Our culture is one that believes in doing. Get up and go. Make things happen. Movers and shakers get the kudos. As a child, I learned to push through and keep going. No matter what. Tired. Sad. Angry. Discouraged. Hurt. None of my human emotions were allowed importance. Push through. Keep going. Achieve. Excel!
Inner turbulence was to be solved by doing something to fix it. My well being depended on believing that I could make a difference for myself and even for others. And so that became my modus operandi — make a difference – and a Helper with a social justice wing and an achiever wing came into being. I changed everything outside myself to feel calm inside myself.
I learned these skills to survive in my world. After many years of unlearning, I do just the opposite now. Instead of pushing through, I practice being still and listening. I stop moving and pay attention to what my body is telling me.
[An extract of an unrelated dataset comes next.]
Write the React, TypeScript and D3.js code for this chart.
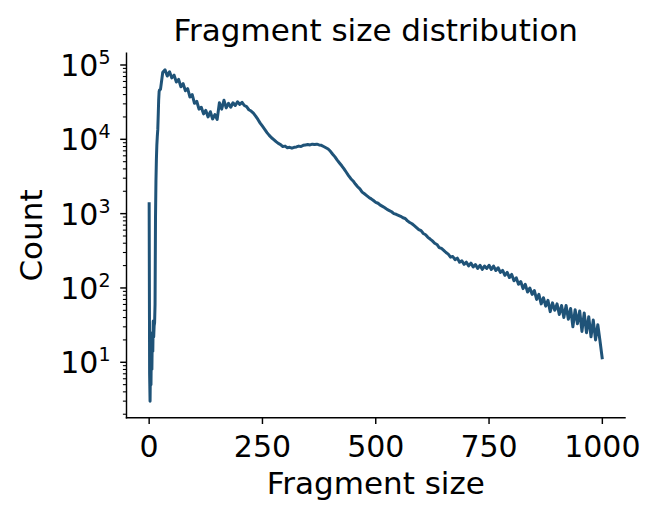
import React from 'react';
import * as d3 from 'd3';

// fragment sizes (bp) and the counts
const sizes = [
  0, 1, 2, 3, 4, 5, 6, 7, 8, 9, 10, 11, 12, 13, 14, 15, 16, 17, 18, 19, 20, 21, 22, 23,
  25, 30, 35, 40, 45, 50, 55, 60, 65, 70, 75, 80, 85, 90, 95, 100, 105, 110, 115, 120,
  125, 130, 135, 140, 145, 150, 155, 160, 165, 170, 175, 180, 185, 190, 195, 200, 205,
  210, 215, 220, 225, 230, 235, 240, 245, 250, 255, 260, 265, 270, 275, 280, 285, 290,
  295, 300, 305, 310, 315, 320, 325, 330, 335, 340, 345, 350, 355, 360, 365, 370, 375,
  380, 385, 390, 395, 400, 405, 410, 415, 420, 425, 430, 435, 440, 445, 450, 455, 460,
  465, 470, 475, 480, 485, 490, 495, 500, 505, 510, 515, 520, 525, 530, 535, 540, 545,
  550, 555, 560, 565, 570, 575, 580, 585, 590, 595, 600, 605, 610, 615, 620, 625, 630,
  635, 640, 645, 650, 655, 660, 665, 670, 675, 680, 685, 690, 695, 700, 705, 710, 715,
  720, 725, 730, 735, 740, 745, 750, 755, 760, 765, 770, 775, 780, 785, 790, 795, 800,
  805, 810, 815, 820, 825, 830, 835, 840, 845, 850, 855, 860, 865, 870, 875, 880, 885,
  890, 895, 900, 905, 910, 915, 920, 925, 930, 935, 940, 945, 950, 955, 960, 965, 970,
  975, 980, 985, 990, 995, 1000,
];

const counts = [
  1420, 7, 3, 11, 5, 19, 8, 25, 14, 36, 22, 31, 34, 60, 900, 2800, 5500, 8500, 11000, 13500, 21000, 34000, 44000, 46000,
  47000, 80000, 86000, 71000, 81000, 67000, 73000, 59000, 64000, 51000, 56000, 45000, 48000, 37000, 40000, 30500, 32500, 25500, 27000, 22000,
  24500, 20000, 23500, 18800, 21500, 18500, 31000, 25500, 33500, 26500, 30500, 27000, 31000, 28500, 32000, 29500, 31500,
  28500, 27500, 25000, 24000, 22500, 20500, 18500, 16500, 15000, 13600, 12300, 11300, 10500, 9900, 9300, 8800, 8500,
  8000, 8100, 7700, 7800, 7600, 7800, 7900, 8100, 8000, 8300, 8400, 8500, 8400, 8600, 8500, 8600, 8400,
  8300, 8000, 7700, 7400, 6900, 6300, 5800, 5250, 4800, 4400, 4000, 3600, 3250, 2950, 2750, 2500, 2300,
  2150, 1950, 1850, 1750, 1650, 1580, 1500, 1420, 1380, 1300, 1250, 1200, 1140, 1100, 1060, 1000, 980,
  950, 920, 880, 860, 800, 760, 730, 690, 650, 610, 590, 540, 520, 480, 455, 430, 400,
  385, 350, 340, 320, 300, 285, 260, 265, 240, 252, 222, 232, 208, 222, 198, 216, 192,
  207, 183, 202, 178, 197, 183, 202, 177, 197, 172, 187, 162, 172, 148, 162, 138, 152,
  125, 137, 112, 122, 98, 112, 88, 100, 82, 92, 70, 82, 61, 74, 57, 68, 48,
  63, 50, 61, 44, 58, 40, 58, 38, 53, 30, 51, 33, 49, 26, 46, 25, 41,
  22, 37, 20, 32, 19, 11,
];

const xTicks = [0, 250, 500, 750, 1000];
const yExponents = [1, 2, 3, 4, 5];

const W = 657;
const H = 520;
const font = '"DejaVu Sans", sans-serif';
const lineColor = '#1f5378';

export default function App() {
  const data = sizes.map((s, i) => ({ size: s, count: counts[i] }));

  // matplotlib-like 5% margins
  const [x0, x1] = d3.extent(sizes) as [number, number];
  const xPad = (x1 - x0) * 0.05;
  const x = d3.scaleLinear().domain([x0 - xPad, x1 + xPad]).range([126.5, 625]);

  const [c0, c1] = d3.extent(counts) as [number, number];
  const lo = Math.log10(c0);
  const hi = Math.log10(c1);
  const yPad = (hi - lo) * 0.05;
  const y = d3.scaleLog().domain([10 ** (lo - yPad), 10 ** (hi + yPad)]).range([417.7, 53.3]);

  const [yMin, yMax] = y.domain();
  const minor: number[] = [];
  for (let k = Math.floor(Math.log10(yMin)); k <= Math.ceil(Math.log10(yMax)); k++) {
    for (let m = 2; m <= 9; m++) {
      const v = m * 10 ** k;
      if (v >= yMin && v <= yMax) minor.push(v);
    }
  }

  const line = d3.line<{ size: number; count: number }>()
    .x(d => x(d.size))
    .y(d => y(d.count));

  const left = x.range()[0];
  const bottom = y.range()[0];
  const top = y.range()[1];
  const right = x.range()[1];

  return (
    <div style={{ position: 'absolute', left: 0, top: 0 }}>
      <svg width={W} height={H} style={{ display: 'block', background: '#fff' }}>
        <path d={line(data) || ''} fill="none" stroke={lineColor} strokeWidth={3} strokeLinejoin="round" />

        {/* spines */}
        <line x1={left} x2={left} y1={top} y2={bottom} stroke="#000" strokeWidth={1.45} strokeLinecap="square" />
        <line x1={left} x2={right} y1={bottom} y2={bottom} stroke="#000" strokeWidth={1.45} strokeLinecap="square" />

        {/* x axis */}
        {xTicks.map(t => (
          <g key={t} transform={`translate(${x(t)},${bottom})`}>
            <line y1={0} y2={6.3} stroke="#000" strokeWidth={1.45} />
            <text y={39} textAnchor="middle" fontFamily={font} fontSize={30} fill="#000">{t}</text>
          </g>
        ))}

        {/* y axis */}
        {minor.map(v => (
          <line key={v} x1={left} x2={left - 3.6} y1={y(v)} y2={y(v)} stroke="#000" strokeWidth={1.08} />
        ))}
        {yExponents.map(e => (
          <g key={e} transform={`translate(${left},${y(10 ** e)})`}>
            <line x1={0} x2={-6.3} stroke="#000" strokeWidth={1.45} />
            <text x={-16} y={11} textAnchor="end" fontFamily={font} fontSize={30} fill="#000">
              <tspan>10</tspan>
              <tspan dy={-12} fontSize={19}>{e}</tspan>
            </text>
          </g>
        ))}

        {/* labels */}
        <text x={(left + right) / 2} y={494} textAnchor="middle" fontFamily={font} fontSize={31} fill="#000">
          Fragment size
        </text>
        <text
          transform={`translate(42,${(top + bottom) / 2}) rotate(-90)`}
          textAnchor="middle"
          fontFamily={font}
          fontSize={31}
          fill="#000"
        >
          Count
        </text>
        <text x={(left + right) / 2} y={41} textAnchor="middle" fontFamily={font} fontSize={31} fill="#000">
          Fragment size distribution
        </text>
      </svg>
    </div>
  );
}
And now, in this time of COVID-19, our entire society is learning this. With very serious consequences for moving about.
The last week in February and the first week in March, when all this was ramping up in China and Europe, and there was concern about the spread of coronavirus, I was in my own inner turmoil. I could describe my reality with the old phrase, “The hurrier I go, the behinder I get.” Until, finally, I knew the solution was to stop. Just stop. And I focused. My hands on my heart.
The truth came to me when I got up from my chair to walk somewhere in the house to do something. Changing what’s out there will not change anything inside is the message I heard in my head. And I turned around and walked back to my chair. To be still.